____ LISTING
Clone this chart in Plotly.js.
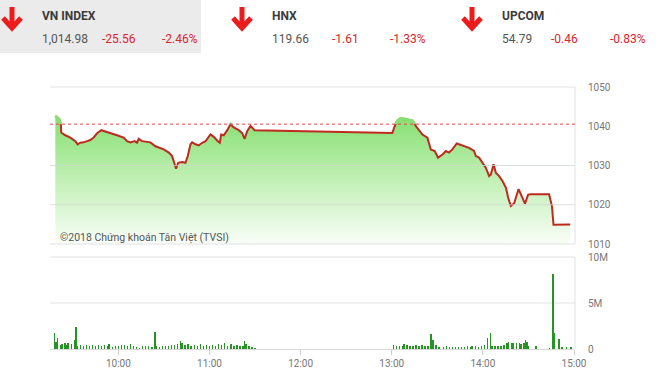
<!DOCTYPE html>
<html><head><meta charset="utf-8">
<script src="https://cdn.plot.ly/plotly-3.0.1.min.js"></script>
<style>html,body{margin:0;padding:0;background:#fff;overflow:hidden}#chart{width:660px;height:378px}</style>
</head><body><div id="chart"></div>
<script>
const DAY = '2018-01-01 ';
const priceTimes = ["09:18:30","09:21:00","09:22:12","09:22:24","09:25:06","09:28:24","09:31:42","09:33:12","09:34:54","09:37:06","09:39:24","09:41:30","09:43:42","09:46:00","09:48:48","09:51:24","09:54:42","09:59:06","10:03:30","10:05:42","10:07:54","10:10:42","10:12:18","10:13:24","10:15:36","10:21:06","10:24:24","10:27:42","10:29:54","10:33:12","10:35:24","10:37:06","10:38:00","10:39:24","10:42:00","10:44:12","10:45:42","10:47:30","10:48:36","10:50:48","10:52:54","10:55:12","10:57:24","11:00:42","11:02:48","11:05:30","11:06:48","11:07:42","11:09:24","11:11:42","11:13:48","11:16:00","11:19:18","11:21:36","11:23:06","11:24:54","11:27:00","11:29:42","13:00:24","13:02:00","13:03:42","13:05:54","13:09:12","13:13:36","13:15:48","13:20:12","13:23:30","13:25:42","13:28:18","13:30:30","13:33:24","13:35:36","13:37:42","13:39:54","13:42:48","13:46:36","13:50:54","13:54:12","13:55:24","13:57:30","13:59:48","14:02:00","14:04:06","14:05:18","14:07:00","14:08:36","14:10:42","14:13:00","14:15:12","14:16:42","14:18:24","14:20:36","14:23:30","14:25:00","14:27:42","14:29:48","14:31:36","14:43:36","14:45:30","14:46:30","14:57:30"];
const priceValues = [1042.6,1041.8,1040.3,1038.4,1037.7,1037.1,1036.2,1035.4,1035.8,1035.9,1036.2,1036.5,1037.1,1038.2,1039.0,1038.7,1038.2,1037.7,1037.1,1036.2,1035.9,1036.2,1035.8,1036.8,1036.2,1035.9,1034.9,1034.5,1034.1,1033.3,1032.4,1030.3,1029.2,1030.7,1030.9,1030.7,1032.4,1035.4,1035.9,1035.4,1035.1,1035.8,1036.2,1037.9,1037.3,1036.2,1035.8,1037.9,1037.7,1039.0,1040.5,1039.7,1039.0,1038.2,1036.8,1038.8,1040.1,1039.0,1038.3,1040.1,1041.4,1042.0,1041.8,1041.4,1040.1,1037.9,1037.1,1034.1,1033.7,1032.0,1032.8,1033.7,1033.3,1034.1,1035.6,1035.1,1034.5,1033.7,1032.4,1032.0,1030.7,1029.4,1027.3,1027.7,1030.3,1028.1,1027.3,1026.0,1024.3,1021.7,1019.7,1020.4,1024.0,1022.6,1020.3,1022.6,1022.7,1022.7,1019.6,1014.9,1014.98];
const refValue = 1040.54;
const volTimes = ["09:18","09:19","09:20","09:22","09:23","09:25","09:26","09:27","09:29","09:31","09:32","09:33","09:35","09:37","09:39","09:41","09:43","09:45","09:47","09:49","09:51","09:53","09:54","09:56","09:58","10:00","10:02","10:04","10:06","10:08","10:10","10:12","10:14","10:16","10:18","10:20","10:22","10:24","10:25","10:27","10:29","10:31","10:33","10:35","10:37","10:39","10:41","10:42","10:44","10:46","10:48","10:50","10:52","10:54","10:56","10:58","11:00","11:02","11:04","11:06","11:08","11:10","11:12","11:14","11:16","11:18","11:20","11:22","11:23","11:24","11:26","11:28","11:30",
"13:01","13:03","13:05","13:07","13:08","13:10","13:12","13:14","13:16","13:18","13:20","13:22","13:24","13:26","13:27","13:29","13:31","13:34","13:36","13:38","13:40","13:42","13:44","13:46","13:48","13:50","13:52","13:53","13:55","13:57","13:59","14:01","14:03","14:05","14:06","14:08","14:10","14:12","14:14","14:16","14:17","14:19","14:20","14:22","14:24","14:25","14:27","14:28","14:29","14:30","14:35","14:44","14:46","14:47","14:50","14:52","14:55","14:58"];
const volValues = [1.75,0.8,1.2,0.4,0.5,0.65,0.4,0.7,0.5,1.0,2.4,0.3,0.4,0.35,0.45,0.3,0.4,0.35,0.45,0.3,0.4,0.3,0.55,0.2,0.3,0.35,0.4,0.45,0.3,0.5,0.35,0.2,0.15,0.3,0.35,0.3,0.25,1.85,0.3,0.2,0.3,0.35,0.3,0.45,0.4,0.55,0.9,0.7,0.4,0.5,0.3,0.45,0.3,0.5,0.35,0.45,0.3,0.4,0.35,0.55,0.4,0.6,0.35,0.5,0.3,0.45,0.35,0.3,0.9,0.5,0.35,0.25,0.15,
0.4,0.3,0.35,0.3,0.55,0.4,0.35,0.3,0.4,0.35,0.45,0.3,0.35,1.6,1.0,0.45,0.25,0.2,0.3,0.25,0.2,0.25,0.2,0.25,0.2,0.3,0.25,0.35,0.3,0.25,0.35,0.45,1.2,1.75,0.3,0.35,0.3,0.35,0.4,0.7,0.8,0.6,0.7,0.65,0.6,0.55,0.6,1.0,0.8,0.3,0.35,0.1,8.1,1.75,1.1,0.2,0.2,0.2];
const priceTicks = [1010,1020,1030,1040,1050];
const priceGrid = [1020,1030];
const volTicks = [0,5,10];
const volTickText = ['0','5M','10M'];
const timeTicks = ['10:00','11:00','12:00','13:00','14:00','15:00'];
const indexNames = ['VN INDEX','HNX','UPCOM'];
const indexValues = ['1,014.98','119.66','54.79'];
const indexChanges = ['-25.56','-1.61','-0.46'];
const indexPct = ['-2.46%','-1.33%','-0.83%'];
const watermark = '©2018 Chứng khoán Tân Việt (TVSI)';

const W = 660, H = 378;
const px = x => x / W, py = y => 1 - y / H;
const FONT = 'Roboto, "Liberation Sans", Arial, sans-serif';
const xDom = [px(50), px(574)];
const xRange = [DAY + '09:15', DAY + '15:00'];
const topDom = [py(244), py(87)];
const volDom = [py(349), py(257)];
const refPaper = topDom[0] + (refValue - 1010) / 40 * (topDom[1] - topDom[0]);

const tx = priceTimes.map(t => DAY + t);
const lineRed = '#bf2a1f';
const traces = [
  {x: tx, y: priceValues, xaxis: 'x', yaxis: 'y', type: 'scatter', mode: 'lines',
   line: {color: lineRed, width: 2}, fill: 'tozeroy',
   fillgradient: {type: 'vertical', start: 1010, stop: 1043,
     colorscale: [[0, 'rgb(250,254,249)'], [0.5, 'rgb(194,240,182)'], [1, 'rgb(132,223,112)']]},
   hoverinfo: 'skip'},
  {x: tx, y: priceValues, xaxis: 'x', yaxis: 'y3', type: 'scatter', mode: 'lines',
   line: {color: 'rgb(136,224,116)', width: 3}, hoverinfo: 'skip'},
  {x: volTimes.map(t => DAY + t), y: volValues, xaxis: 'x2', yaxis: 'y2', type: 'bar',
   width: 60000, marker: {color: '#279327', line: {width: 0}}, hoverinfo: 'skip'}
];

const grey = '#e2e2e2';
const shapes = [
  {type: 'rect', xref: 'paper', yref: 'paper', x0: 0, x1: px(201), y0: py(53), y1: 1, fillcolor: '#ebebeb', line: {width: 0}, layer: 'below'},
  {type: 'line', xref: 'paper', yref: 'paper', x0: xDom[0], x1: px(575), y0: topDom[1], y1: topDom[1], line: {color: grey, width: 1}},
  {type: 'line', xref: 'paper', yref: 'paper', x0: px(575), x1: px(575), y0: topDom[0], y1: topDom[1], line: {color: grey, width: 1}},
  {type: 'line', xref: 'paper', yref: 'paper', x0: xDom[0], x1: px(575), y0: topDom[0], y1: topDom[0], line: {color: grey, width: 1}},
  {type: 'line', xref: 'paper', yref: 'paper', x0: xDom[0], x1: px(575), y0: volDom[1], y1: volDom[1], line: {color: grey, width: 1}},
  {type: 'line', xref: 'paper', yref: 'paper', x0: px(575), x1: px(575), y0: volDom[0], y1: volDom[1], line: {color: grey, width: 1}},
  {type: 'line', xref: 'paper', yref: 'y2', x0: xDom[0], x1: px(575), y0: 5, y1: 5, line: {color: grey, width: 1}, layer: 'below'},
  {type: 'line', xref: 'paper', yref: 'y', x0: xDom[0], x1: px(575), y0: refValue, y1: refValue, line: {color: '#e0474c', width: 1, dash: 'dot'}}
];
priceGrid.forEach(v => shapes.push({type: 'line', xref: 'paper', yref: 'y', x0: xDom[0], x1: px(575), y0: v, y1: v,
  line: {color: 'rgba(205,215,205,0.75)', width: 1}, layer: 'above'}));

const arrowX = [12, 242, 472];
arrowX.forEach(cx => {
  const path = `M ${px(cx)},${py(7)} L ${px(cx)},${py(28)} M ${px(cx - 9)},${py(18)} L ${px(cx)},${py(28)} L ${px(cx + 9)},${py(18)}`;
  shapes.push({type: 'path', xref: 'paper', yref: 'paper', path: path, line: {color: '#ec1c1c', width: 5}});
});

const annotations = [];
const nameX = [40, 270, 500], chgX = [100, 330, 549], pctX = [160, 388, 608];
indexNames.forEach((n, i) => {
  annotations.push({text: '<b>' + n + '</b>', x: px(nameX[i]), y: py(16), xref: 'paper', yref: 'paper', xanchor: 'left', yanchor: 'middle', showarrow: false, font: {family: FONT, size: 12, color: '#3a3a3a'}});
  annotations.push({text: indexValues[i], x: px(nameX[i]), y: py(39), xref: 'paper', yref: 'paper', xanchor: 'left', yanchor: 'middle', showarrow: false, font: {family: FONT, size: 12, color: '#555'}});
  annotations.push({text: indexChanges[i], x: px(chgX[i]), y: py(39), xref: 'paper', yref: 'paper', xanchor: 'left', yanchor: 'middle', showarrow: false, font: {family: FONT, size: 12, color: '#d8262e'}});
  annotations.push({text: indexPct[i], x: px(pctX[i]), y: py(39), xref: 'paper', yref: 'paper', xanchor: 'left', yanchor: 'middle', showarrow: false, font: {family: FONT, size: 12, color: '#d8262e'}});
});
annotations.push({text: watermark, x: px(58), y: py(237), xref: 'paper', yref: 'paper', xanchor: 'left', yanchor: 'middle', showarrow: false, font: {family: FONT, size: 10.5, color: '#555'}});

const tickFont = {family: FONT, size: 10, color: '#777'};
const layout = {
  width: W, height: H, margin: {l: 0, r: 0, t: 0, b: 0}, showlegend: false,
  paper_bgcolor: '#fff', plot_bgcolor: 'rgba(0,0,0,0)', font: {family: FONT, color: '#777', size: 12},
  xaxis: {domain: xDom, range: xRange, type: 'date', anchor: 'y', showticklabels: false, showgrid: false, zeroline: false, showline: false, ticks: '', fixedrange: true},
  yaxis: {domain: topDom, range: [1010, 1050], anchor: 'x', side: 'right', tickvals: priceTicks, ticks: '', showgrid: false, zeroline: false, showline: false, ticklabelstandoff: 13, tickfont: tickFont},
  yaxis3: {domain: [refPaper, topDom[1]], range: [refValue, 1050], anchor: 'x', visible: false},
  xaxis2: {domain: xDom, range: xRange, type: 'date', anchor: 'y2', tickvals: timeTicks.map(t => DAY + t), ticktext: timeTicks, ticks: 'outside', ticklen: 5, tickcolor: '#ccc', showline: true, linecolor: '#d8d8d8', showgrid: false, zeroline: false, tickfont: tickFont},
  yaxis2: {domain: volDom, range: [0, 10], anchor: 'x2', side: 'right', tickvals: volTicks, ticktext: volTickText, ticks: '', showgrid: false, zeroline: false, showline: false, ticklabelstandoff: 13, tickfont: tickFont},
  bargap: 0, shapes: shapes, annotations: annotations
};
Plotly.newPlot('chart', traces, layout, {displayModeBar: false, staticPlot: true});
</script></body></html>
________
____ LISTING
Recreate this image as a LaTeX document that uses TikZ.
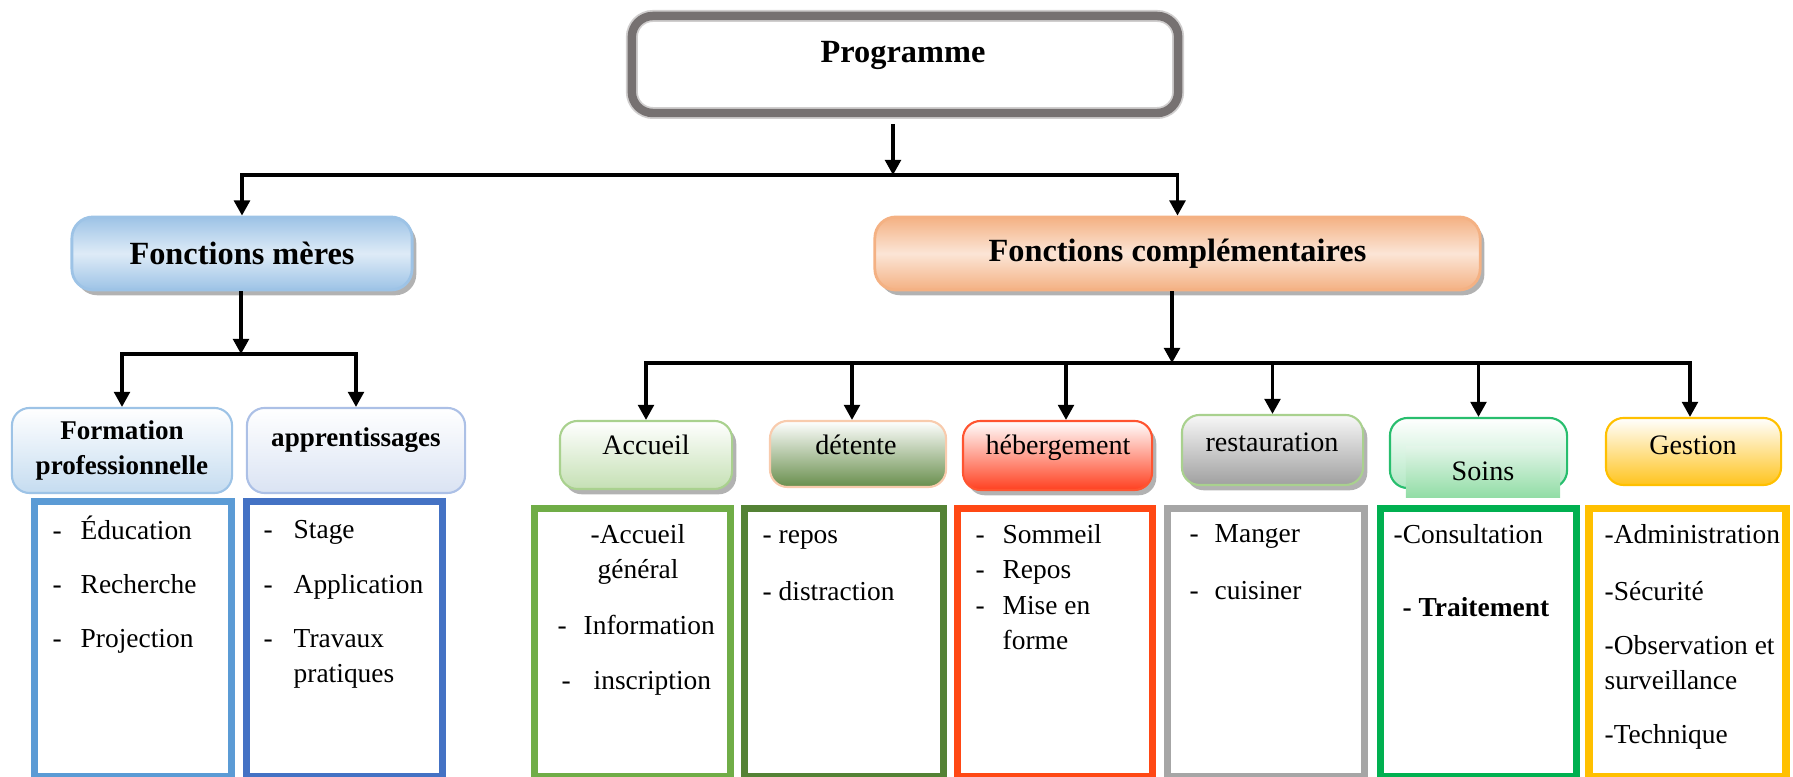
________
____ LISTING
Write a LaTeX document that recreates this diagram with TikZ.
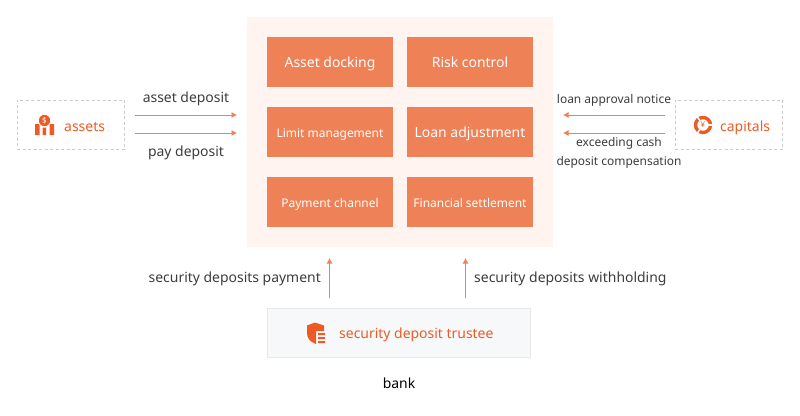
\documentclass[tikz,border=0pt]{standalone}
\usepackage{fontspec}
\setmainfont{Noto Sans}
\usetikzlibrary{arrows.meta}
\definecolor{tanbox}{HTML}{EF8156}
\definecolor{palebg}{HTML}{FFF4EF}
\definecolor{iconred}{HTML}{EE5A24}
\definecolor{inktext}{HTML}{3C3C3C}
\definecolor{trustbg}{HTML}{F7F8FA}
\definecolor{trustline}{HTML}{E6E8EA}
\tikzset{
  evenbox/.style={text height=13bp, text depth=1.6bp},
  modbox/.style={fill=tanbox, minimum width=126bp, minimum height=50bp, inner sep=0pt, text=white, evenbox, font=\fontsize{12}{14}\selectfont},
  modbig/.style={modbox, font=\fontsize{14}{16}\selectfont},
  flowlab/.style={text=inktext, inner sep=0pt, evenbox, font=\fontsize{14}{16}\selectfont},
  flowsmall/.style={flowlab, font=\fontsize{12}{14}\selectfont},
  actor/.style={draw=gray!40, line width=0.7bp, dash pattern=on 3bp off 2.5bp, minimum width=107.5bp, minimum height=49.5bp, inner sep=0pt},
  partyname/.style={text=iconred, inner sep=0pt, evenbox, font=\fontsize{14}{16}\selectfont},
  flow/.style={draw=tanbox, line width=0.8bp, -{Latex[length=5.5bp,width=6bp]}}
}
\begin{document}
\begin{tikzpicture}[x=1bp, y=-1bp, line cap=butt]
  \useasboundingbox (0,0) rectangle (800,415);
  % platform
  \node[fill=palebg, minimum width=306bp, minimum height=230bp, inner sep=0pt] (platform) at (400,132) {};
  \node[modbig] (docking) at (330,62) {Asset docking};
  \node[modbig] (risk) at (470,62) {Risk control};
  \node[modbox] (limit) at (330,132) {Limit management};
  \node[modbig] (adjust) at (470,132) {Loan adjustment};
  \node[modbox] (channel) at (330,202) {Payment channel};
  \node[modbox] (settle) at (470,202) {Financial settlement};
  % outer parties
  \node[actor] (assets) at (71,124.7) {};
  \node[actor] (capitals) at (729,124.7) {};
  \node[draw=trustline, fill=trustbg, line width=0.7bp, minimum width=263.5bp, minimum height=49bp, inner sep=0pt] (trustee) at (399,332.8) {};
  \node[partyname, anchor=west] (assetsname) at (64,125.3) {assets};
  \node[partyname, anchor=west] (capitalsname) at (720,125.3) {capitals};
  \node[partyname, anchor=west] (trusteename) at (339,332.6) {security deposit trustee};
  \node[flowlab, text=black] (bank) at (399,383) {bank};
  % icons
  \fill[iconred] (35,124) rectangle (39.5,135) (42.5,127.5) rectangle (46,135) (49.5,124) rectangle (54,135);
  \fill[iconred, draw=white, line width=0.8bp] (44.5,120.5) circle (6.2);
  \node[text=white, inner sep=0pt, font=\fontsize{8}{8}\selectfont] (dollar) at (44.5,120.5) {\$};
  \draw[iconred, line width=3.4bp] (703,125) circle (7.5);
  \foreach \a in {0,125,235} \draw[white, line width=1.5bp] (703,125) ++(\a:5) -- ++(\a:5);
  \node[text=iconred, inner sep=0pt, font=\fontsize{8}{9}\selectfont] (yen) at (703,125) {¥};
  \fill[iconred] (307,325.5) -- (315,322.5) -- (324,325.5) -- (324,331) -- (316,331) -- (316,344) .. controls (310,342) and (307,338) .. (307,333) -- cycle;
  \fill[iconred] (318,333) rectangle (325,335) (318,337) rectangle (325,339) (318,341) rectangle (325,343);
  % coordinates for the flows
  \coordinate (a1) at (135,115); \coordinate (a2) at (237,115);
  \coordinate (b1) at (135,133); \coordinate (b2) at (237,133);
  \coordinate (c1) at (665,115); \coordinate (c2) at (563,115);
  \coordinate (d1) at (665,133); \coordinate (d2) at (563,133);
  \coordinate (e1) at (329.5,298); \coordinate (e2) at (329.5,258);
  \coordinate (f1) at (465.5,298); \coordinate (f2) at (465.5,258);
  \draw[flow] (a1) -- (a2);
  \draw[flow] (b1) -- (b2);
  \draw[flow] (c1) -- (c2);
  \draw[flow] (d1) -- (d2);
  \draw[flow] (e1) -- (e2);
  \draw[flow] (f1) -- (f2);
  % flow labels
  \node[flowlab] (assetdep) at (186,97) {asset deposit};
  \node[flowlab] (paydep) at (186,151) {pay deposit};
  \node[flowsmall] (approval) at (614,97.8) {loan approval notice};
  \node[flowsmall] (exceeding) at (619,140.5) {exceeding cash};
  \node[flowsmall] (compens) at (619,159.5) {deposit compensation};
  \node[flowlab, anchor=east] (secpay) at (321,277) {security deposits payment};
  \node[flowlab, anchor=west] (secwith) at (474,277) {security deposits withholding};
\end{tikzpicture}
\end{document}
________
TASK INSTRUCTIONS
Filter the records above for lines containing the word "chart", and copy those lines.

WRITTEN SOLUTION
Clone this chart in Plotly.js.
<style>html,body{margin:0;padding:0;background:#fff;overflow:hidden}#chart{width:660px;height:378px}</style>
</head><body><div id="chart"></div>
Plotly.newPlot('chart', traces, layout, {displayModeBar: false, staticPlot: true});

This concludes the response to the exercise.